The MIT grad has developed a reputation to be brash and not a team player according to some other Republicans in Congress, Factor noted in the interview.

Rep. Thomas Massie.

Massie was part of a failed plot to elect another Speaker of the House than John Boehner at the start of this session of Congress. Massie tells TheBlaze that going into the vote, he believed he was one of 21 members locked in to vote for somebody else for House Speaker, but "eight of them split within five minutes once the cameras came on."

Massie said a horrible fiscal cliff deal at the end of the previous session inspired him to go against Boehner.

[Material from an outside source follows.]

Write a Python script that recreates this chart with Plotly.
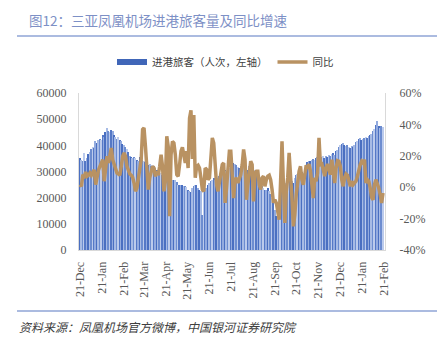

"It increased taxes, it increased spending, and it passed with a minority of Republicans and a majority of Democrats," Massie told Factor.

"It all became clear to me in that instance--'Look this is the blue print for how things are going to go the next two years; the conservatives are going to get thrown under the bus, and the leadership is going to find 40, or 80, or 100 Democrats to go pass the bill'," Massie said, pointing to the Farm Bill last week as the latest example of this.

Massie went straight to Congress after a special election in November 2012. In the new session the Kentucky Republican is on the Oversight Committee. Given the lack of  transparency from the Obama administration despite campaign promises, it's a committee Massie is happy to be on.

"Right now we're kinda pulling back the drywall and looking at the termite damage he's done to our country and constitution over the past four and a half years," Massie told Factor.

Massie says his work and education as an engineer to fix things and begin at facts to find solutions has influenced the way he looks at his job now. Living in a house with solar panels and driving an electric car, Factor jokingly asked Massie Monday if he's a liberal deep down.

"I'd say I'm a true conservative" Massie said. "Liberals have got a monopoly on protecting the environment, or all the cool technology, and I don't think we should cede that territory. "

Massie is not for massive subsides, but said embracing new technologies gives more power to the individual and less to the government.

In the full interview below, watch Rep. Thomas Massie discuss the issues above as well as what he thinks will happen the next time a debt ceiling vote comes up, questioning Lois Lerner on the IRS scandall, and a bill he has put forward to let farmers grow hemp.

"Industrial hemp: think rope, not dope," Massie said of the proposal, which he explained is in reality a jobs bill not a drugs bill.